Wednesday, November 16, 2011

Part 4 - Humans are highly illogical.

(This is part 4 in a series of 16 posts about IT leadership in higher education titled Everything I Need to Know about IT Management I Learned from Star Trek. See Part 0 - Introduction for the full list.)

Mr. Spock, the Starship Enterprise's First Officer, was a Vulcan. He came from a culture that prized pure rationality. He was a logician who found human emotions sometimes amusing and always perplexing. Since humans may not always be logical, they are an interesting management challenge.

As Spock would say, humans are highly illogical. That characteristic is what makes managing them and designing systems for them so very interesting. People are more complex than computers and managing people is particularly challenging in an IT shop.

Several years ago I did a Myers-Briggs personality assessment of a software development team. I had recently assumed responsibility for managing an organization with a lot of interpersonal conflict and it had become dysfunctional. I hired an external facilitator and brought a roomful of 30 IT people together to spend a day going through the assessment process. I came in at the end of the session to ask them about their experiences during the day and what they thought about the results.

Standing in front of the whole room I asked them for their opinion. No one said a word ... not a peep! So I flipped over the chart that mapped out the personality types of everyone in the room to get the conversation going. Myers-Briggs has 16 classes of personality. But this entire software development department, and I mean everyone, was classified as “INTJ.” Basically they were introverted, shy, risk-adverse perfectionists. So of course no one was willing to publicly volunteer an opinion.

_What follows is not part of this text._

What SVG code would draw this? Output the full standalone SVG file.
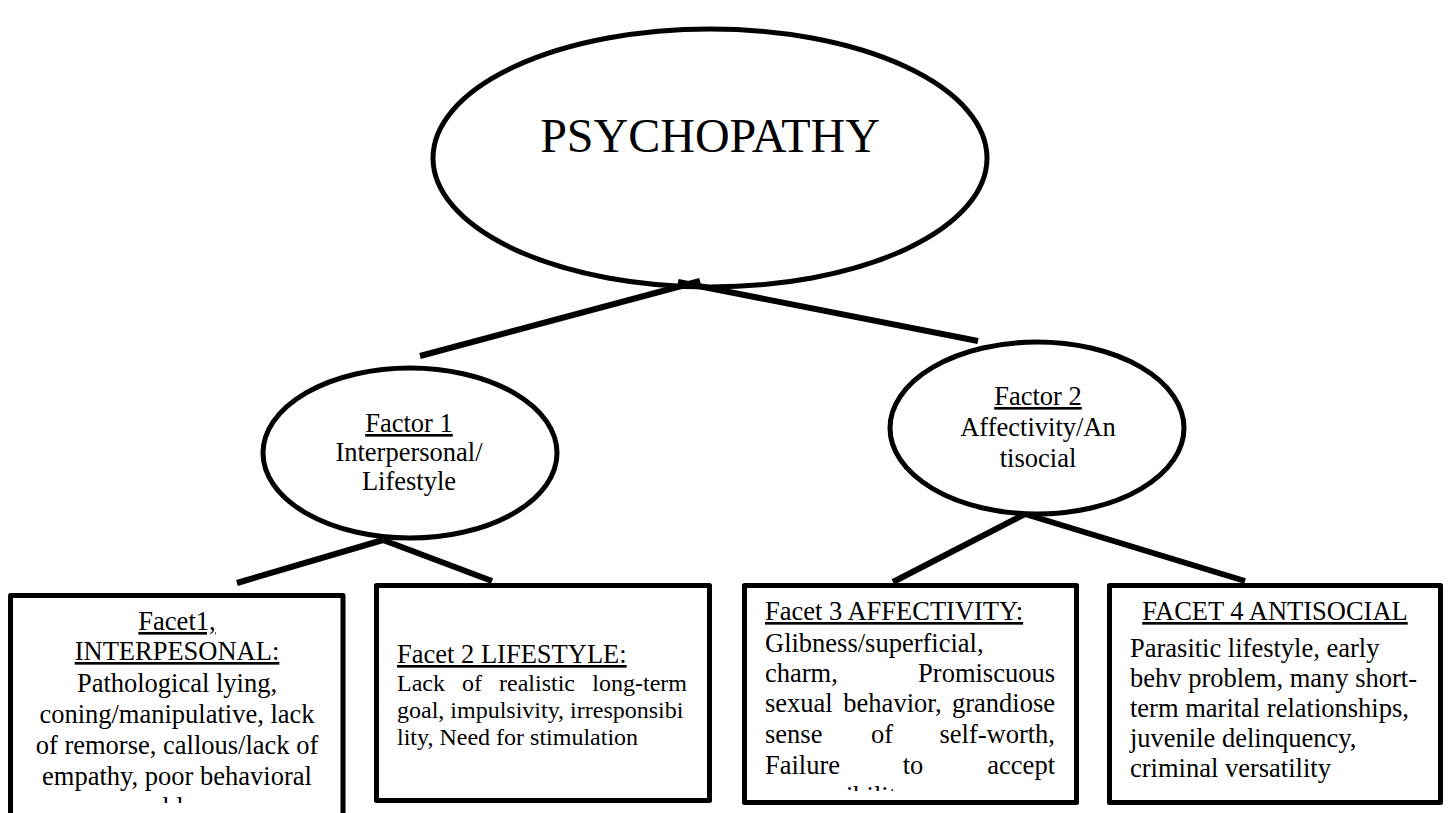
<svg xmlns="http://www.w3.org/2000/svg" width="1450" height="813" viewBox="0 0 1450 813">
<style>
  .shape { fill: #ffffff; stroke: #000000; stroke-width: 5; }
  .box { fill: #ffffff; stroke: #000000; stroke-width: 5; stroke-linejoin: round; }
  .conn { stroke: #000000; stroke-width: 6; fill: none; }
  text { font-family: "Liberation Serif", "Times New Roman", serif; fill: #000000; }
  .title { font-size: 48px; text-anchor: middle; }
  .f { font-size: 26.5px; }
  .c { text-anchor: middle; }
  .e { text-anchor: end; }
  .s24 { font-size: 24px; }
  .u { text-decoration: underline; }
</style>
<defs>
  <clipPath id="clip1"><rect x="13" y="598" width="327" height="205"/></clipPath>
  <clipPath id="clip3"><rect x="747" y="588" width="327" height="203"/></clipPath>
</defs>
<rect x="0" y="0" width="1450" height="813" fill="#ffffff"/>

<g id="connectors">
  <line class="conn" x1="420" y1="356" x2="700" y2="281"/>
  <line class="conn" x1="678" y1="282" x2="978" y2="341"/>
  <line class="conn" x1="383" y1="540" x2="237" y2="583"/>
  <line class="conn" x1="383" y1="540" x2="492" y2="581"/>
  <line class="conn" x1="1025" y1="514" x2="893" y2="582"/>
  <line class="conn" x1="1025" y1="514" x2="1245" y2="581"/>
</g>

<g id="psychopathy">
  <ellipse class="shape" cx="710" cy="158" rx="277" ry="129" style="fill:none"/>
  <text class="title" x="710" y="152">PSYCHOPATHY</text>
</g>

<g id="factor1">
  <ellipse class="shape" cx="410" cy="453" rx="147" ry="85"/>
  <text class="f c u" x="409" y="432">Factor 1</text>
  <text class="f c" x="409" y="461">Interpersonal/</text>
  <text class="f c" x="409" y="490">Lifestyle</text>
</g>

<g id="factor2">
  <ellipse class="shape" cx="1037" cy="428" rx="147" ry="86"/>
  <text class="f c u" x="1038" y="405">Factor 2</text>
  <text class="f c" x="1038" y="436">Affectivity/An</text>
  <text class="f c" x="1038" y="467">tisocial</text>
</g>

<g id="facet1">
  <rect class="box" x="10.5" y="595.5" width="332.5" height="230"/>
  <text class="f c u" x="177" y="630">Facet1,</text>
  <text class="f c u" x="177" y="660">INTERPESONAL:</text>
  <text class="f c" x="177" y="692">Pathological lying,</text>
  <text class="f c" x="177" y="723">coning/manipulative, lack</text>
  <text class="f c" x="177" y="754">of remorse, callous/lack of</text>
  <text class="f c" x="177" y="785">empathy, poor behavioral</text>
  <text class="f c" x="177" y="816" clip-path="url(#clip1)">problems</text>
</g>

<g id="facet2">
  <rect class="box" x="376.5" y="585.5" width="333" height="215"/>
  <text class="f u" x="397" y="663">Facet 2 LIFESTYLE:</text>
  <text class="s24" x="397" y="691">Lack</text>
  <text class="s24" x="462" y="691">of</text>
  <text class="s24" x="499" y="691">realistic</text>
  <text class="s24 e" x="687" y="691">long-term</text>
  <text class="s24" x="397" y="718">goal, impulsivity, irresponsibi</text>
  <text class="s24" x="397" y="745">lity, Need for stimulation</text>
</g>

<g id="facet3">
  <rect class="box" x="744.5" y="585.5" width="332" height="217"/>
  <text class="f u" x="765" y="620">Facet 3 AFFECTIVITY:</text>
  <text class="f" x="765" y="652">Glibness/superficial,</text>
  <text class="f" x="765" y="682">charm,</text>
  <text class="f e" x="1055" y="682">Promiscuous</text>
  <text class="f" x="765" y="712">sexual</text>
  <text class="f c" x="892.5" y="712">behavior,</text>
  <text class="f e" x="1055" y="712">grandiose</text>
  <text class="f" x="765" y="743">sense</text>
  <text class="f c" x="882" y="743">of</text>
  <text class="f e" x="1055" y="743">self-worth,</text>
  <text class="f" x="765" y="774">Failure</text>
  <text class="f c" x="913" y="774">to</text>
  <text class="f e" x="1055" y="774">accept</text>
  <text class="f" x="765" y="805" clip-path="url(#clip3)">responsibility</text>
</g>

<g id="facet4">
  <rect class="box" x="1109.5" y="585.5" width="331" height="217"/>
  <text class="f c u" x="1275" y="620">FACET 4 ANTISOCIAL</text>
  <text class="f" x="1130" y="657">Parasitic lifestyle, early</text>
  <text class="f" x="1130" y="687">behv problem, many short-</text>
  <text class="f" x="1130" y="717">term marital relationships,</text>
  <text class="f" x="1130" y="747">juvenile delinquency,</text>
  <text class="f" x="1130" y="777">criminal versatility</text>
</g>
</svg>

The key point to the story is that the kind of people attracted to IT jobs tends to be similar. There is a tendency for introverts to migrate towards IT careers. That makes them a different management challenge from a marketing department. You need to be creative about how you motivate and encourage them to get out of their offices and comfort zones and go talk to their customers. 

Your job as a leader is to mentor and coach them on relationship building, bridge building, and open continuous communications. Look for opportunities to pry your introverts away from their computers and help them see the value in socializing with their clients. In IT, leadership means managing humans' highly illogical nature.